Objective ▸
Quote word for word the lines below, beginning with the first and ending with the one that has "9.4, 10.3, 11.3, 12.3, 12.8, 13.0, 13.1]". Drop the pictures.
start Source excerpt
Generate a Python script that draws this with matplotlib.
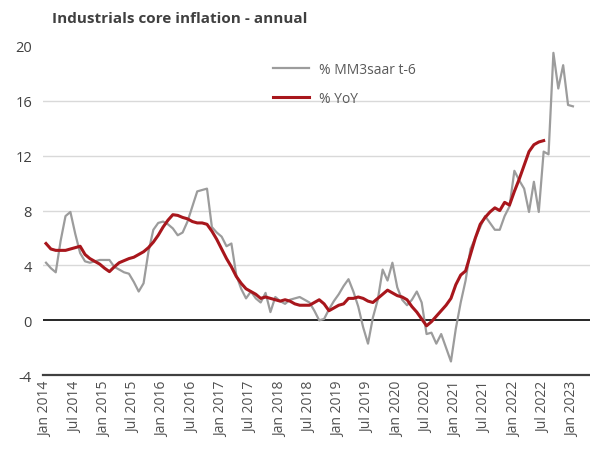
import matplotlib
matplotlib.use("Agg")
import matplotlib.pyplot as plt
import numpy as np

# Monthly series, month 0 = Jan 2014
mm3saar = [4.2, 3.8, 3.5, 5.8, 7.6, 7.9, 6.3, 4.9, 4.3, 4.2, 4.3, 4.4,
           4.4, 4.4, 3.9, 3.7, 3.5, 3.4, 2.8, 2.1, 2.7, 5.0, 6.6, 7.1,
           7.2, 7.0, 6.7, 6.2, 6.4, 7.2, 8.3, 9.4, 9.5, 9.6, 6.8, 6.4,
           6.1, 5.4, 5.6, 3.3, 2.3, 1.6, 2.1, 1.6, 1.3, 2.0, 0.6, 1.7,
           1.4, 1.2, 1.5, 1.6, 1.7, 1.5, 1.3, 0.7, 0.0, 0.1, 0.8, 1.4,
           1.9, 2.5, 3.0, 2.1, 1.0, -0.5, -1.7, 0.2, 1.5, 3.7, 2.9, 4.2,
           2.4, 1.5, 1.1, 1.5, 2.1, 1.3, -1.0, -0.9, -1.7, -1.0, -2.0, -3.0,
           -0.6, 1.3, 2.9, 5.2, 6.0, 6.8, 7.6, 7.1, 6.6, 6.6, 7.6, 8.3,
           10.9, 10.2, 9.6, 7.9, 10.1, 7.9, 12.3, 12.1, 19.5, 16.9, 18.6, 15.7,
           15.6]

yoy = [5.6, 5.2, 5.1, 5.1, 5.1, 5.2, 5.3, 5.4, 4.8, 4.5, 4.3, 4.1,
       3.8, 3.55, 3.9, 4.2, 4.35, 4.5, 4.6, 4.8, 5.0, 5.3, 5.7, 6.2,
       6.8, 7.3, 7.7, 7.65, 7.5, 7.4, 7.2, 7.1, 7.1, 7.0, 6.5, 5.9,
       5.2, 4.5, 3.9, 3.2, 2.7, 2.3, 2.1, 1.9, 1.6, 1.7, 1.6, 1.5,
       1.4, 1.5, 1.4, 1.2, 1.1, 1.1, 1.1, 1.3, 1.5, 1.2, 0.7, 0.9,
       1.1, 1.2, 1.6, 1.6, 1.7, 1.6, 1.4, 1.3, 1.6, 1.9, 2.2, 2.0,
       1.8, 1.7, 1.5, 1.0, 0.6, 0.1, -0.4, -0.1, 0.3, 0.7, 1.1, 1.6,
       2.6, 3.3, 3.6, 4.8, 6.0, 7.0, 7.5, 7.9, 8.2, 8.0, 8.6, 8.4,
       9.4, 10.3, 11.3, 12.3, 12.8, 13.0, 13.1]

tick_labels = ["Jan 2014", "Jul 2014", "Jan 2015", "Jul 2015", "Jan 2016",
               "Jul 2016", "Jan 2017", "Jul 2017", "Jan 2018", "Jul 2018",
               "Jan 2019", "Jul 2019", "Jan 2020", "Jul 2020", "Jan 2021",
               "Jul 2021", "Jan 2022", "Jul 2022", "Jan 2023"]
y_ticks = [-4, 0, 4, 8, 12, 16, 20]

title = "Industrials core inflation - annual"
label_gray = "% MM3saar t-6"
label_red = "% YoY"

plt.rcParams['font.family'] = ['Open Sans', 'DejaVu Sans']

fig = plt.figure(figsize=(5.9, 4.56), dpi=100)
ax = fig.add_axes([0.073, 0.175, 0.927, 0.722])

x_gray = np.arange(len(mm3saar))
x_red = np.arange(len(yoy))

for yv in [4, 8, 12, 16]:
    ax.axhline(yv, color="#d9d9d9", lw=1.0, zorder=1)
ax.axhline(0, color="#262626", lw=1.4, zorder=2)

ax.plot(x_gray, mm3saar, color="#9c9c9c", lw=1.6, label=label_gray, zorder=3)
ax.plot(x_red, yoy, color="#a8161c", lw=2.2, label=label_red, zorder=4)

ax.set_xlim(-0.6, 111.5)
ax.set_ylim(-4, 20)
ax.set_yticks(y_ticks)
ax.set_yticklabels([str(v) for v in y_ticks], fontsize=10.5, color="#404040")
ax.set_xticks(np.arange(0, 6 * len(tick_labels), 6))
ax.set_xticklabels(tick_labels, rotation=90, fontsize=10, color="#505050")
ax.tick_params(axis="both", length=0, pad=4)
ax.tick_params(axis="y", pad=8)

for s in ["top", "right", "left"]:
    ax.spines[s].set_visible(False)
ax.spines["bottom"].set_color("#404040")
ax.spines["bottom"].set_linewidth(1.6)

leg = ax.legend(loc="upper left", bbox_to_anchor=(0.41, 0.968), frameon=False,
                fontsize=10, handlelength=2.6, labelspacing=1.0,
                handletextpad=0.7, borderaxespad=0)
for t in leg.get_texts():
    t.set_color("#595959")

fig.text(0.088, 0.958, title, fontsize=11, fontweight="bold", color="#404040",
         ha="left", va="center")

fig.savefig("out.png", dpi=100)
end Source excerpt
Worked answer ▸
Generate a Python script that draws this with matplotlib.
import matplotlib
matplotlib.use("Agg")
import matplotlib.pyplot as plt
import numpy as np

# Monthly series, month 0 = Jan 2014
mm3saar = [4.2, 3.8, 3.5, 5.8, 7.6, 7.9, 6.3, 4.9, 4.3, 4.2, 4.3, 4.4,
           4.4, 4.4, 3.9, 3.7, 3.5, 3.4, 2.8, 2.1, 2.7, 5.0, 6.6, 7.1,
           7.2, 7.0, 6.7, 6.2, 6.4, 7.2, 8.3, 9.4, 9.5, 9.6, 6.8, 6.4,
           6.1, 5.4, 5.6, 3.3, 2.3, 1.6, 2.1, 1.6, 1.3, 2.0, 0.6, 1.7,
           1.4, 1.2, 1.5, 1.6, 1.7, 1.5, 1.3, 0.7, 0.0, 0.1, 0.8, 1.4,
           1.9, 2.5, 3.0, 2.1, 1.0, -0.5, -1.7, 0.2, 1.5, 3.7, 2.9, 4.2,
           2.4, 1.5, 1.1, 1.5, 2.1, 1.3, -1.0, -0.9, -1.7, -1.0, -2.0, -3.0,
           -0.6, 1.3, 2.9, 5.2, 6.0, 6.8, 7.6, 7.1, 6.6, 6.6, 7.6, 8.3,
           10.9, 10.2, 9.6, 7.9, 10.1, 7.9, 12.3, 12.1, 19.5, 16.9, 18.6, 15.7,
           15.6]

yoy = [5.6, 5.2, 5.1, 5.1, 5.1, 5.2, 5.3, 5.4, 4.8, 4.5, 4.3, 4.1,
       3.8, 3.55, 3.9, 4.2, 4.35, 4.5, 4.6, 4.8, 5.0, 5.3, 5.7, 6.2,
       6.8, 7.3, 7.7, 7.65, 7.5, 7.4, 7.2, 7.1, 7.1, 7.0, 6.5, 5.9,
       5.2, 4.5, 3.9, 3.2, 2.7, 2.3, 2.1, 1.9, 1.6, 1.7, 1.6, 1.5,
       1.4, 1.5, 1.4, 1.2, 1.1, 1.1, 1.1, 1.3, 1.5, 1.2, 0.7, 0.9,
       1.1, 1.2, 1.6, 1.6, 1.7, 1.6, 1.4, 1.3, 1.6, 1.9, 2.2, 2.0,
       1.8, 1.7, 1.5, 1.0, 0.6, 0.1, -0.4, -0.1, 0.3, 0.7, 1.1, 1.6,
       2.6, 3.3, 3.6, 4.8, 6.0, 7.0, 7.5, 7.9, 8.2, 8.0, 8.6, 8.4,
       9.4, 10.3, 11.3, 12.3, 12.8, 13.0, 13.1]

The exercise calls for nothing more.